I finally finished Gunnm (Battle Angel Alita). The ending was ridiculous... The Zalem turned into a tree... what, how, no way After i gave these reactions, I gave it 5 out of 10 points on MAL, but there was a part in the last chapters that I saw as an inspiration for the Matrix Film, seeing this made me abit warm up to the manga because I really like the Matrix, the first film was great, the rest was still watchable even though it wasn't that good. I also liked Alita's film, but the manga was very different, as it progressesed, it almost had nothing to do with the film, the Film was going to a much different place, if it had a sequel. The manga was pure action, It was read like a battle shonen with some gore and it had so few amount of nudity, I can't really call it a seinen. In order to seem deep, the manga gave examples from some literary works and philosophical works and stuff, and then gave a lot of scientific information, most of which was fictional, but when you look at the story of the manga, there wasn't actually anything deep
Mangaka wanted to create a conflict between Gally's human self and his machine body, but this was very weak, manga barely touched the surface with that, so it didn't mean much. Then there were many other things that didn't sit right with me, for example, the personalities of the characters showed inconsistency, the character you call a good girl suddenly became extremely cruel and did not care about human life at all, or a character like Desty Nova, whom you would call a complete psychopathic monster, suddenly experienced intense emotions and wanted to live in peace and harmony. There were many things that didn't make sense. Then when you learn the big secret of Zalem, when the residents of Zalem learned that they were so shocked and traumatized that they couldn't overcome it and committed suicide, you say, Is this it... This is not something that would cause such a big trauma and lead to suicide.

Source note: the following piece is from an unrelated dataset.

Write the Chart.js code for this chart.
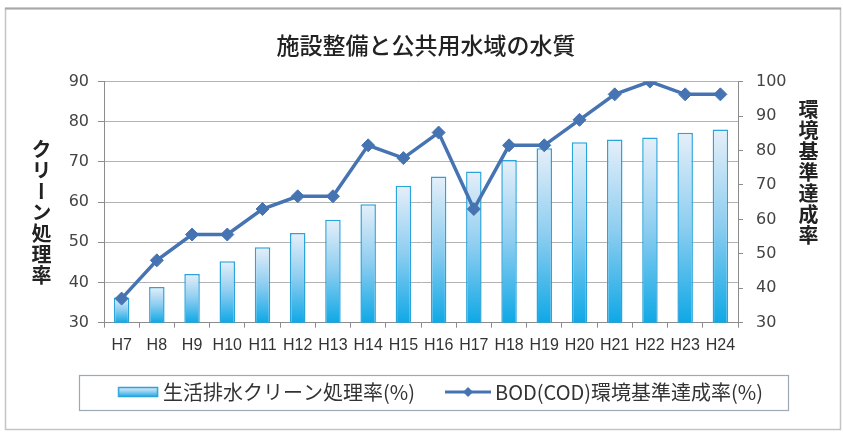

Wow o’ Wow. Four years of On n’ Off, Off n’ On interest of this grand set. I got it because of the live movie and read it over a course of four-years - 8 months and a week. Six large beautiful books in this. An enormous collection of the entire first season. Kind of disturbing of this Japanese B&W Gore, a bit hard to follow the plots too. Then in the end came along and set stones for the two sequel series. I’m glad to have acquired this collection and read it because of a movie. I shall read it again in the future and pass it along to descendants. What a cyborg story indeed.